Extracted data –
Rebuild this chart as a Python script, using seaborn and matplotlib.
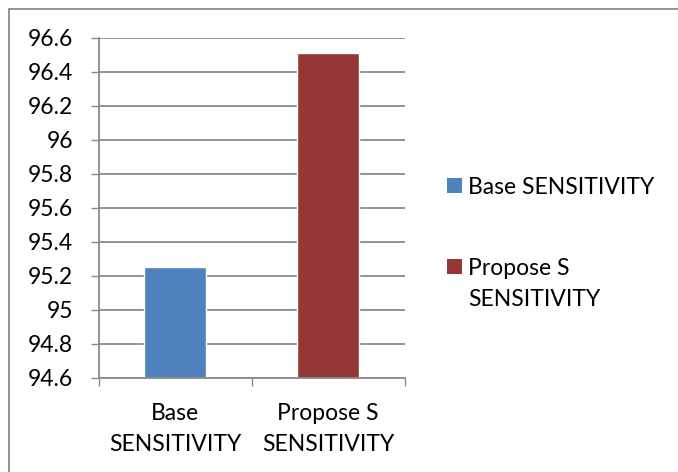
import matplotlib
matplotlib.use("Agg")
import matplotlib.pyplot as plt
from matplotlib.patches import Rectangle
from matplotlib.lines import Line2D
import seaborn as sns
import pandas as pd

# Sensitivity of the base method versus the proposed method
categories = ["Base\nSENSITIVITY", "Propose S\nSENSITIVITY"]
legend_labels = ["Base SENSITIVITY", "Propose S\nSENSITIVITY"]
values = [95.25, 96.51]
colors = ["#4F81BD", "#953735"]
y_ticks = [94.6, 94.8, 95.0, 95.2, 95.4, 95.6, 95.8, 96.0, 96.2, 96.4, 96.6]
y_tick_labels = ["94.6", "94.8", "95", "95.2", "95.4", "95.6", "95.8", "96", "96.2", "96.4", "96.6"]

df = pd.DataFrame({"category": categories, "value": values})

sns.set_theme(style="white")
plt.rcParams["font.family"] = ["Lato", "DejaVu Sans"]

W, H = 678, 472
fig = plt.figure(figsize=(W / 100, H / 100), dpi=100)
fig.patch.set_facecolor("white")

grid_col = "#8a8a8a"
font_size = 16.5
line_spacing = 1.6
line_gap_px = 31.5

# plot area in pixel coordinates
left_px, right_px, top_px, bottom_px = 98.7, 404.5, 37.5, 378.0
ax = fig.add_axes([left_px / W, (H - bottom_px) / H,
                   (right_px - left_px) / W, (bottom_px - top_px) / H])

sns.barplot(data=df, x="category", y="value", hue="category",
            palette=colors, width=0.404, legend=False, ax=ax,
            saturation=1, bottom=0)

# bars start at the lower axis limit
ax.set_ylim(94.6, 96.6)
ax.set_xlim(-0.5, 1.5)
ax.set_yticks(y_ticks)
ax.set_yticklabels(y_tick_labels)
ax.set_xlabel("")
ax.set_ylabel("")

ax.yaxis.grid(True, color=grid_col, linewidth=1.3)
ax.xaxis.grid(False)
ax.set_axisbelow(True)

for s in ["top", "right"]:
    ax.spines[s].set_visible(False)
for s in ["left", "bottom"]:
    ax.spines[s].set_visible(True)
    ax.spines[s].set_color(grid_col)
    ax.spines[s].set_linewidth(1.3)

ax.tick_params(axis="y", which="major", direction="out", length=5.5,
               width=1.0, color=grid_col, pad=13, labelsize=font_size,
               labelcolor="black", left=True)
ax.tick_params(axis="x", which="major", length=0, pad=18,
               labelsize=font_size, labelcolor="black")
ax.set_xticks([-0.5, 0.5, 1.5], minor=True)
ax.tick_params(axis="x", which="minor", direction="out", length=5.5,
               width=1.0, color=grid_col, bottom=True)
for lbl in ax.get_xticklabels():
    lbl.set_linespacing(line_spacing)

# legend on the right: square swatch aligned with the first text line
legend_rows_px = [185.5, 266.5]
swatch = 15
for color, label, yc in zip(colors, legend_labels, legend_rows_px):
    fig.add_artist(Rectangle((447 / W, (H - yc - swatch / 2) / H),
                             swatch / W, swatch / H,
                             transform=fig.transFigure,
                             facecolor=color, edgecolor="none"))
    # baseline alignment refers to the last line of the label
    extra_lines = label.count("\n")
    baseline_px = yc + 8 + extra_lines * line_gap_px
    fig.text(468 / W, (H - baseline_px) / H, label, fontsize=font_size,
             color="black", ha="left", va="baseline",
             linespacing=line_spacing)

# chart frame
fig.add_artist(Line2D([9 / W, 9 / W], [(H - 9) / H, -0.05],
                      transform=fig.transFigure, color=grid_col, linewidth=1.3))
fig.add_artist(Line2D([9 / W, 1.05], [(H - 9) / H, (H - 9) / H],
                      transform=fig.transFigure, color=grid_col, linewidth=1.3))

fig.savefig("out.png", dpi=100, facecolor="white")
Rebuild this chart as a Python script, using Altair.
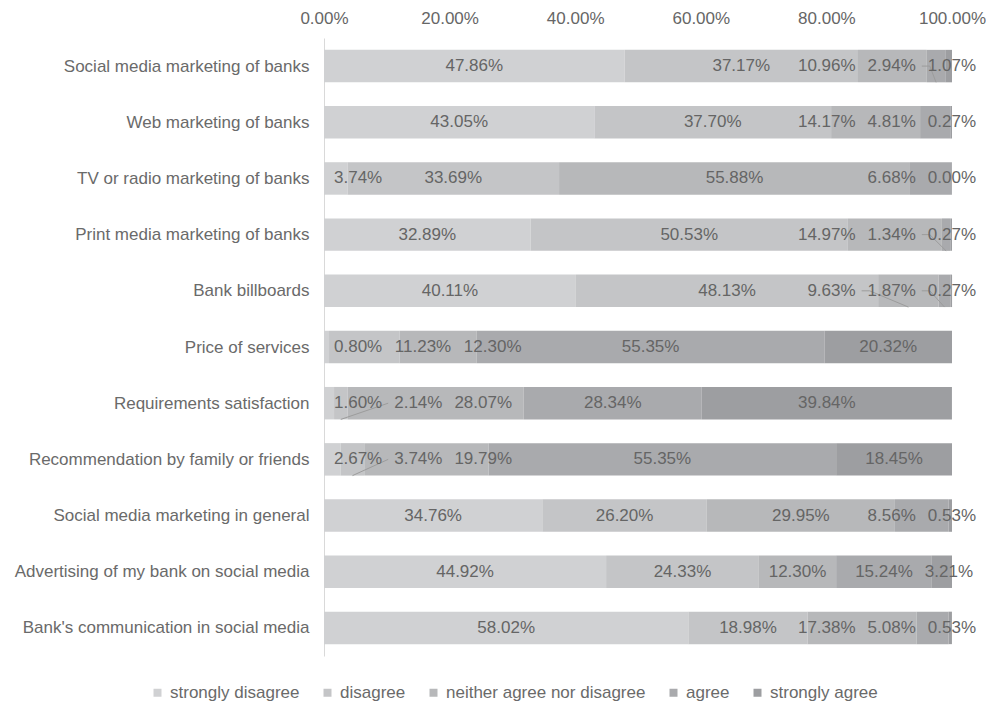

Goal – Of all the lines above, how many contain the word "this"? Give the number and nothing else.

Worked solution – 2